Cameron: Gets ya hot doesn’t it?
Class laughs …
Student: No, no, no, no!
Cameron: So you know how attractive feeling all over someone is?
Student: Yes, I get it – got it.
Cameron: Good. Yes. To act is to change.
Student: Why does it seem so hard?
Cameron: Because to stay the same is ordinary and to change is a Hero’s work. Our stories are about heroes; big ones little ones, loud ones quiet ones. The Hero is the one who faces the impossible and it’s a lesson we learn every time we go to the movies. Our work, you and me …
Student: You and I …
Cameron: Thank you, Grammar Queen.
Class laughs …
Cameron: It’s hard because your challenge is to stop trying to prove to us that you know what you’re doing as an actor and just own the moment. Often, for an actor on film, it is far more challenging to leave their skill behind and share who they have become, who they are becoming. Like a star, literally. It twinkles in the heavens just out of reach but if we get close we’d be burnt to a crisp. You’re cooking and your acting is just a lie. Your acting is only of value in residual. We know you know how to do this. Now, are you going to bring your heart into it?
Student: Yes. (The scene starts again and is stopped)
Cameron: Your acting challenge is that you want to make sure that we know that extraordinary things are happening with you. Now, the fact of the matter is that there are extraordinary things happening to you. I can feel it but you don’t trust. Where it gets to be a problem is when you want to make sure we know it.
Student: I’m not thinking that.
Cameron: Of course not, this is unconscious. Would you be willing to be dull?
Student: Yes.
Cameron: Then I challenge you to do so, make the dullest scene ever.
Student: Deal. (The scene starts and is completed.)
Cameron: God save us from good acting.
Class laughs …
Cameron: Let me tell you something and it’s very important. Let me describe to you what perfect film acting feels like. You and Kelvin are doing the scene on stage and you know that you’re scene partners and this is a stage and you’re in the Carter Thor studio and it’s a Thursday the 13th and there are people watching, you didn’t write this dialogue but you memorized it and you’re supposed to come downstage and look out the window because that’s what Cameron Thor told you to do and you are also Helen and this is an apartment in 1935 in New York City and you rushed up the stairs to stop Don from shooting himself because you’re afraid his alcoholism and his despair has driven him to the point of suicide so much so that you’re willing to give him the drink rather than see your man sob.
Student: Both are true?
Cameron: Both are true, both of those things are true at the same time, they’re not mutually exclusive. The fact of the matter is that great acting is when both things happen at the same time.
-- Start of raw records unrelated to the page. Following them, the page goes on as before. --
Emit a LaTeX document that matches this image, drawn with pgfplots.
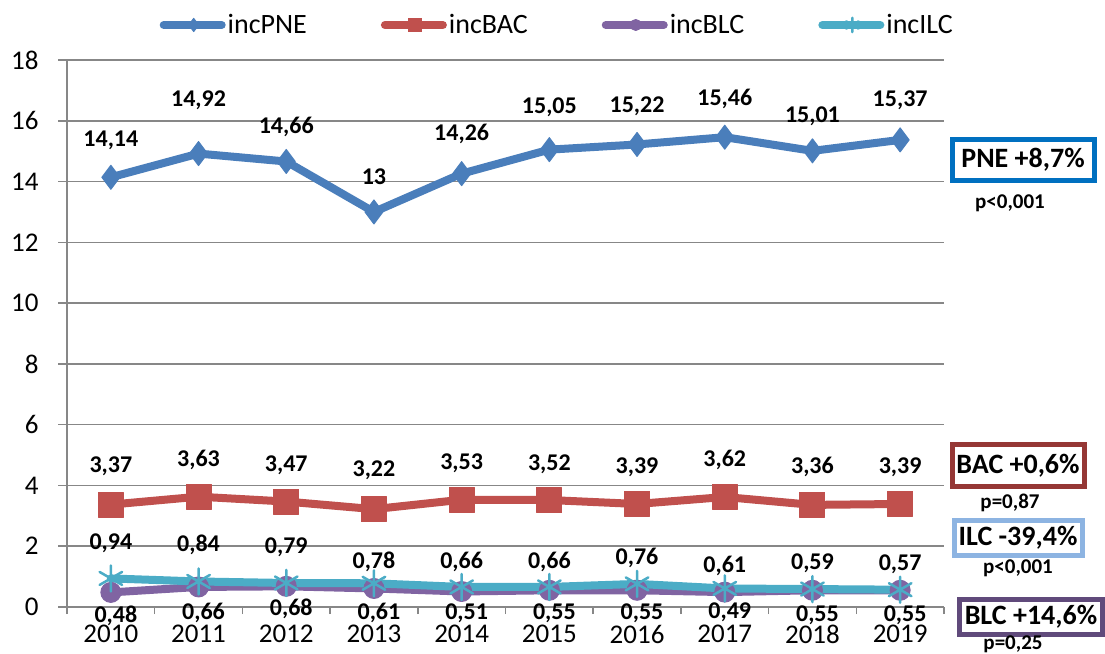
\documentclass[border=0pt]{standalone}
\usepackage{pgfplots}
\pgfplotsset{compat=1.18}
\usepackage{pgfplotstable}
\usepackage{fontspec}
\setmainfont{Carlito}

\definecolor{cPNE}{HTML}{4A7EBB}
\definecolor{cBAC}{HTML}{C0504D}
\definecolor{cBLC}{HTML}{8064A2}
\definecolor{cILC}{HTML}{4BACC6}
\definecolor{gridc}{HTML}{878787}
\definecolor{bPNE}{HTML}{0070C0}
\definecolor{bBAC}{HTML}{953735}
\definecolor{bILC}{HTML}{8DB4E2}
\definecolor{bBLC}{HTML}{604A7B}

\pgfplotstableread{
x y dy
0 14.14 37
1 14.92 53
2 14.66 35
3 13 35
4 14.26 40
5 15.05 42
6 15.22 38
7 15.46 38
8 15.01 35
9 15.37 40
}\tPNE
\pgfplotstableread{
x y dy
0 3.37 38
1 3.63 37
2 3.47 36
3 3.22 39
4 3.53 36
5 3.52 36
6 3.39 37
7 3.62 37
8 3.36 38
9 3.39 37
}\tBAC
\pgfplotstableread{
x y dy
0 0.48 -23
1 0.66 -26
2 0.68 -23
3 0.61 -24
4 0.51 -22
5 0.55 -23
6 0.55 -23
7 0.49 -20
8 0.55 -25
9 0.55 -25
}\tBLC
\pgfplotstableread{
x y dy
0 0.94 35
1 0.84 37
2 0.79 36
3 0.78 21
4 0.66 25
5 0.66 25
6 0.76 26
7 0.61 23
8 0.59 26
9 0.57 25
}\tILC

\begin{document}
\begin{tikzpicture}
\path[use as bounding box] (0,0) rectangle (1105pt,653pt);
\begin{axis}[
  at={(67pt,46pt)}, anchor=south west,
  scale only axis, width=877pt, height=547pt,
  xmin=-0.5, xmax=9.5, ymin=0, ymax=18,
  ytick={0,2,...,18},
  xtick={0,...,9},
  xticklabels={2010,2011,2012,2013,2014,2015,2016,2017,2018,2019},
  minor xtick={-0.5,0.5,...,9.5},
  axis lines=left,
  axis line style={-, draw=gridc, line width=1.5pt},
  ymajorgrids,
  grid style={draw=gridc, line width=1.5pt},
  tick align=outside,
  major tick length=9pt, minor tick length=7pt,
  major x tick style={draw=none},
  minor x tick style={draw=gridc, line width=1.5pt},
  ytick style={draw=gridc, line width=1.5pt},
  tick label style={font=\fontsize{27}{30}\selectfont, black},
  yticklabel style={xshift=-16pt},
  xticklabel style={yshift=-8pt, inner ysep=1pt},
  /pgf/number format/use comma,
  /pgf/number format/assume math mode=true,
  clip=false,
  legend columns=4,
  legend style={at={(0.559,1.064)}, anchor=center, draw=none, fill=none,
    font=\fontsize{28}{32}\selectfont,
    nodes={inner xsep=2pt},
    /tikz/every even column/.append style={column sep=72pt}},
  legend image code/.code={
    \draw[mark repeat=2,mark phase=2,#1, every mark/.append style={scale=0.55}] plot coordinates {(0pt,0pt) (30pt,0pt) (58pt,0pt)};
  },
  every node near coord/.append style={font=\bfseries\fontsize{24}{27}\selectfont, black, anchor=center},
  every axis plot/.append style={line width=8pt, line cap=round, line join=round},
]
\addplot[color=cPNE, mark=diamond*, mark size=12pt, mark options={solid, line width=1pt, fill=cPNE},
  nodes near coords, visualization depends on={\thisrow{dy} \as \dy},
  every node near coord/.append style={yshift=\dy}] table[x=x,y=y] {\tPNE};
\addlegendentry{incPNE}
\addplot[color=cBAC, mark=square*, mark size=12.5pt, mark options={solid, line width=1pt, fill=cBAC},
  nodes near coords, visualization depends on={\thisrow{dy} \as \dy},
  every node near coord/.append style={yshift=\dy}] table[x=x,y=y] {\tBAC};
\addlegendentry{incBAC}
\addplot[color=cBLC, mark=*, mark size=10pt, mark options={solid, line width=1pt, fill=cBLC},
  nodes near coords, visualization depends on={\thisrow{dy} \as \dy},
  every node near coord/.append style={yshift=\dy, xshift=5pt}] table[x=x,y=y] {\tBLC};
\addlegendentry{incBLC}
\addplot[color=cILC, mark=asterisk, mark size=13pt, mark options={solid, line width=2.5pt},
  nodes near coords, visualization depends on={\thisrow{dy} \as \dy},
  every node near coord/.append style={yshift=\dy}] table[x=x,y=y] {\tILC};
\addlegendentry{incILC}
\end{axis}
% annotation boxes
\node[draw=bPNE, line width=5pt, fill=white, minimum width=142pt, minimum height=41pt, inner sep=0pt,
  font=\bfseries\fontsize{28}{30}\selectfont] at (1023pt,493pt) {PNE +8,7\%};
\node[font=\bfseries\fontsize{21}{24}\selectfont] at (1010pt,450pt) {p<0,001};
\node[draw=bBAC, line width=5pt, fill=white, minimum width=132pt, minimum height=42pt, inner sep=0pt,
  font=\bfseries\fontsize{28}{30}\selectfont] at (1018pt,187pt) {BAC +0,6\%};
\node[font=\bfseries\fontsize{21}{24}\selectfont] at (1010pt,150pt) {p=0,87};
\node[draw=bILC, line width=5pt, fill=white, minimum width=128pt, minimum height=35pt, inner sep=0pt,
  font=\bfseries\fontsize{28}{30}\selectfont] at (1018pt,115pt) {ILC -39,4\%};
\node[font=\bfseries\fontsize{21}{24}\selectfont] at (1018pt,85pt) {p<0,001};
\node[draw=bBLC, line width=5pt, fill=white, minimum width=143pt, minimum height=34pt, inner sep=0pt,
  font=\bfseries\fontsize{28}{30}\selectfont] at (1031pt,36pt) {BLC +14,6\%};
\node[font=\bfseries\fontsize{21}{24}\selectfont] at (1013pt,9pt) {p=0,25};
\end{tikzpicture}
\end{document}
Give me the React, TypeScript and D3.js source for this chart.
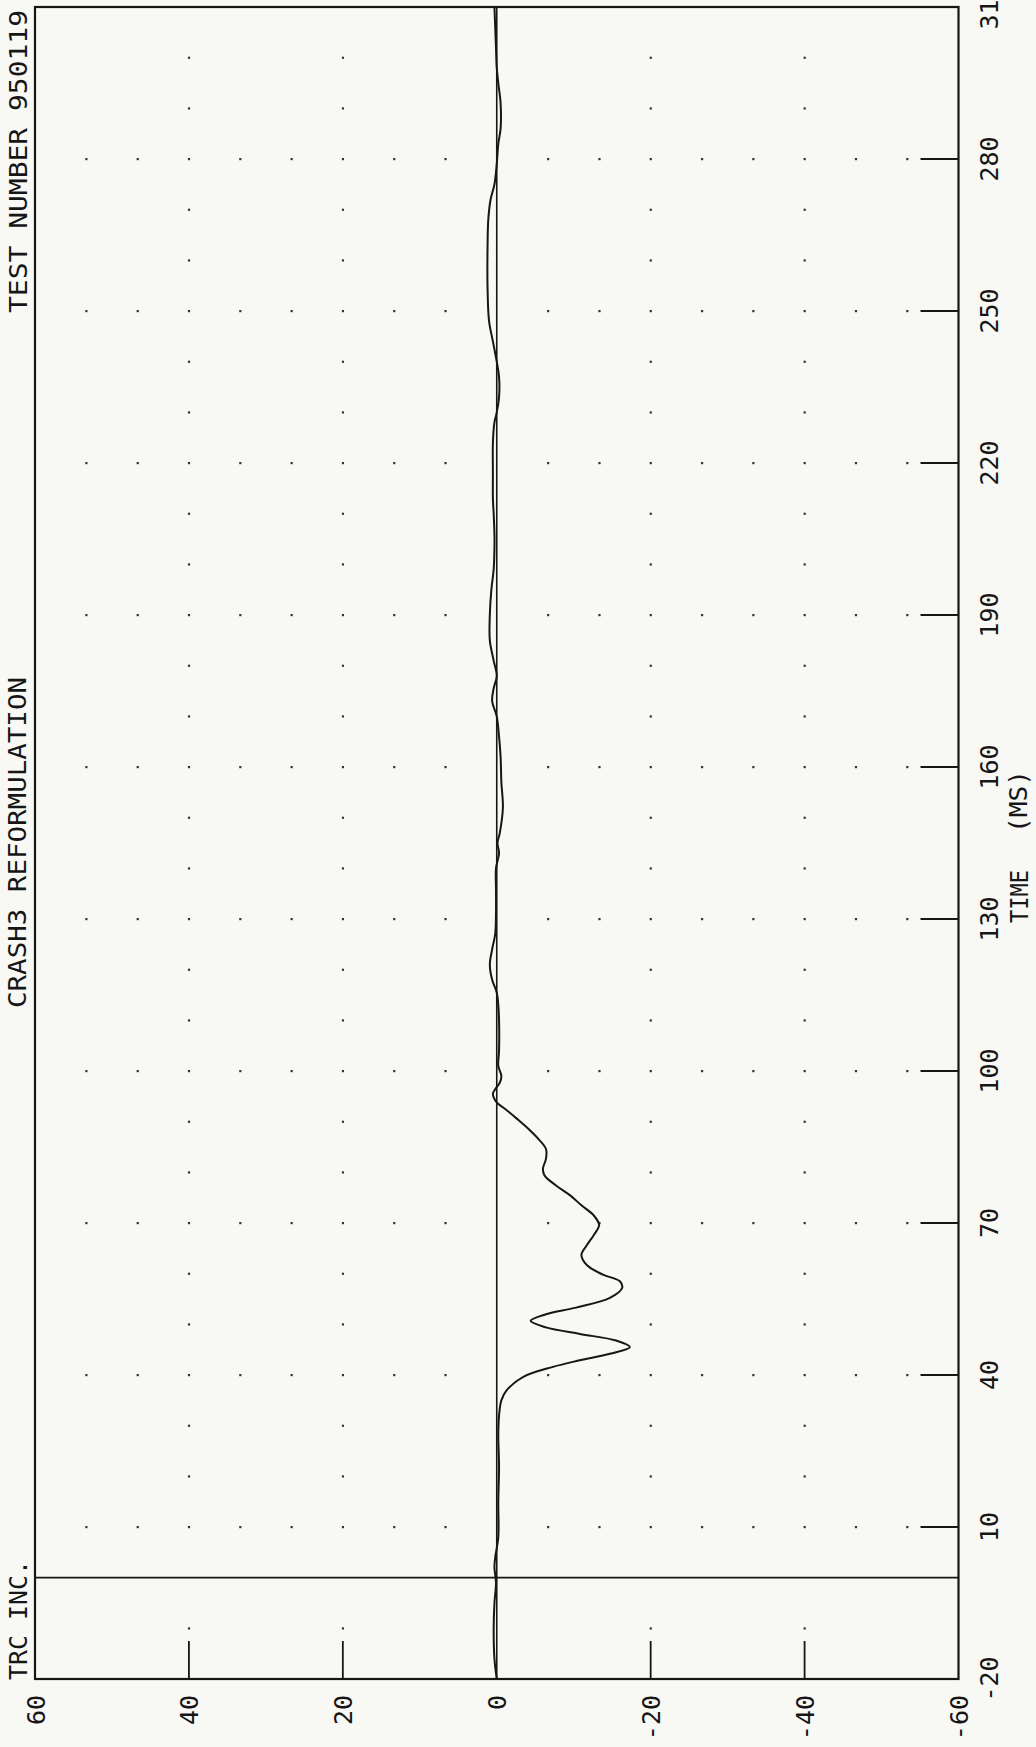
import React from "react";
import * as d3 from "d3";

// ---- data ----
const TIME_TICKS = [-20, 10, 40, 70, 100, 130, 160, 190, 220, 250, 280, 310];
const TIME_TICK_MARKS = [10, 40, 70, 100, 130, 160, 190, 220, 250, 280];
const VALUE_TICKS = [60, 40, 20, 0, -20, -40, -60];
const VALUE_TICK_MARKS = [40, 20, -20, -40];

const TRACE_TIME = [
  -20, -16, -10, -5, -1, 2, 4, 8, 15, 22, 28, 32, 35, 37, 39.6, 41.6, 42.9, 44.2, 45.5,
  46.8, 48.1, 49.4, 50.7, 52.0, 53.3, 55.2, 57.2, 58.5, 59.8, 61.7, 63.7, 65.6, 67.6,
  69.6, 71.5, 73.5, 75.5, 77.4, 79.4, 80.7, 82.7, 84.6, 86.6, 88.6, 90.6, 92.5, 93.8,
  95.5, 96.4, 97.7, 99, 101, 104, 110, 113, 115.5, 118, 121, 124, 127, 131, 136, 140,
  143, 145, 147, 152, 157, 162, 166, 170, 173, 175.5, 178, 181, 185, 190, 195, 199,
  203, 206, 210, 213, 218, 224, 228, 230, 233, 237, 240, 244, 248, 255, 262, 268, 272,
  275, 279, 283, 286, 291, 295, 298, 302, 306, 310,
];
const TRACE_VALUE = [
  0, 0.3, 0.4, 0.3, 0.1, 0.3, 0.2, -0.2, -0.2, -0.3, -0.2, -0.3, -0.6, -1.3, -3.4, -7.3,
  -10.8, -14.7, -17.3, -15.5, -10.8, -6.4, -4.4, -6.4, -10.3, -14.7, -16.3, -16.0,
  -13.8, -11.7, -11.0, -11.7, -12.6, -13.3, -12.6, -11.0, -9.5, -7.7, -6.2, -6.0,
  -6.4, -6.4, -5.4, -4.1, -2.6, -1.1, 0, 0.5, 0.2, -0.4, -0.6, -0.2, -0.3, -0.3, -0.2,
  0, 0.6, 0.9, 0.6, 0.2, 0.1, 0.1, 0.1, -0.3, -0.1, -0.4, -0.8, -0.6, -0.5, -0.3, 0,
  0.6, 0.4, 0, 0.4, 0.9, 0.9, 0.7, 0.4, 0.3, 0.3, 0.4, 0.5, 0.5, 0.5, 0.3, 0, -0.3,
  -0.3, 0, 0.5, 1.0, 1.2, 1.2, 1.1, 0.8, 0.3, 0, -0.2, -0.5, -0.5, -0.2, 0, 0.1, 0.2,
  0.3,
];

const TITLE_LEFT = "TEST NUMBER 950119";
const TITLE_MID = "CRASH3 REFORMULATION";
const TITLE_ORG = "TRC INC.";
const AXIS_TITLE_A = "TIME";
const AXIS_TITLE_B = "(MS)";

// ---- layout ----
const W = 1036;
const H = 1747;
const LEFT = 35;
const RIGHT = 958.5;
const TOP = 7;
const BOTTOM = 1679;
const INK = "#161616";
const FONT = "'DejaVu Sans Mono', 'Liberation Mono', monospace";
const FS = 25;

export default function App() {
  const x = d3.scaleLinear().domain([60, -60]).range([LEFT, RIGHT]);
  const y = d3.scaleLinear().domain([-20, 310]).range([BOTTOM, TOP]);

  const pts: [number, number][] = TRACE_TIME.map((t, i) => [t, TRACE_VALUE[i]]);
  const line = d3
    .line<[number, number]>()
    .x((d) => x(d[1]))
    .y((d) => y(d[0]))
    .curve(d3.curveCatmullRom.alpha(0.5));

  // dot grid
  const fineValues = d3.range(1, 18).map((k) => 60 - (k * 20) / 3);
  const coarseValues = [40, 20, -20, -40];
  const dots: { t: number; v: number }[] = [];
  d3.range(-10, 301, 10).forEach((t) => {
    if (t === 0) return;
    const vals = (t - 10) % 30 === 0 ? fineValues : coarseValues;
    vals.forEach((v) => {
      if (Math.abs(v) < 1e-6) return;
      dots.push({ t, v });
    });
  });

  const tickLen = 38;

  const rotText = (
    key: string,
    bx: number,
    cy: number,
    text: string,
    anchor: "start" | "middle" | "end",
    opts: { textLength?: number; fontSize?: number } = {}
  ) => (
    <text
      key={key}
      transform={`translate(${bx},${cy}) rotate(-90)`}
      textAnchor={anchor}
      fontFamily={FONT}
      fontSize={opts.fontSize ?? FS}
      fill={INK}
      textLength={opts.textLength}
      lengthAdjust={opts.textLength ? "spacingAndGlyphs" : undefined}
    >
      {text}
    </text>
  );

  return (
    <svg
      width={W}
      height={H}
      style={{ position: "absolute", left: 0, top: 0, display: "block" }}
    >
      <rect x={0} y={0} width={W} height={H} fill="#f8f8f4" />

      {/* dot grid */}
      {dots.map((d, i) => (
        <rect key={"d" + i} x={x(d.v) - 1} y={y(d.t) - 1} width={2.2} height={2.2} fill="#333" />
      ))}

      {/* zero lines */}
      <line x1={x(0)} x2={x(0)} y1={TOP} y2={BOTTOM} stroke={INK} strokeWidth={1.6} />
      <line x1={LEFT} x2={RIGHT} y1={y(0)} y2={y(0)} stroke={INK} strokeWidth={1.8} />

      {/* time tick marks (right side) */}
      {TIME_TICK_MARKS.map((t) => (
        <line key={"tt" + t} x1={RIGHT - tickLen} x2={RIGHT} y1={y(t)} y2={y(t)} stroke={INK} strokeWidth={1.8} />
      ))}
      {/* value tick marks (bottom) */}
      {VALUE_TICK_MARKS.map((v) => (
        <line key={"vt" + v} x1={x(v)} x2={x(v)} y1={BOTTOM - tickLen} y2={BOTTOM} stroke={INK} strokeWidth={1.8} />
      ))}

      {/* trace */}
      <path d={line(pts) || ""} fill="none" stroke={INK} strokeWidth={2} strokeLinejoin="round" />

      {/* frame */}
      <rect x={LEFT} y={TOP} width={RIGHT - LEFT} height={BOTTOM - TOP} fill="none" stroke={INK} strokeWidth={2.2} />

      {/* time tick labels */}
      {TIME_TICKS.map((t) => rotText("tl" + t, 998, y(t), String(t), "middle"))}
      {/* value tick labels */}
      {VALUE_TICKS.map((v) => rotText("vl" + v, x(v) + 9.5, 1695, String(v), "end"))}

      {/* axis title */}
      {rotText("at1", 1028, 896.5, AXIS_TITLE_A, "middle", { textLength: 53 })}
      {rotText("at2", 1027, 801.5, AXIS_TITLE_B, "middle", { textLength: 63 })}

      {/* titles */}
      {rotText("t1", 26.5, 161.5, TITLE_LEFT, "middle", { textLength: 303 })}
      {rotText("t2", 26, 842.5, TITLE_MID, "middle", { textLength: 331 })}
      {rotText("t3", 26.5, 1620, TITLE_ORG, "middle", { textLength: 120 })}
    </svg>
  );
}
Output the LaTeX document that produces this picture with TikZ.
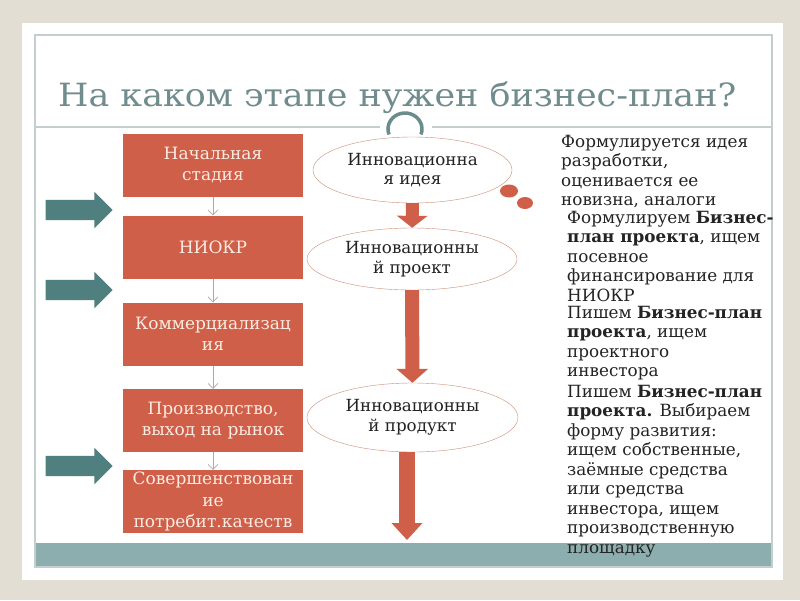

The idea that they’re mutually exclusive and that the actor is off if they know who they are and they’re on if they’re overwhelmed and swept out with the character is poppycock. It’s nonsense. It’s taught by acting teachers that want to enslave you. You work very hard to be simple. A simple choice allows you to be complex. The camera never blinks, it will see your acting and shut you down. You understand that?
Student: Yes.
Cameron: Good. That’s the secret to your success and it’s what I’m always preaching; you work hard to make magic, not stage craft. Magic.
Student: Magic.
Cameron: You’re done.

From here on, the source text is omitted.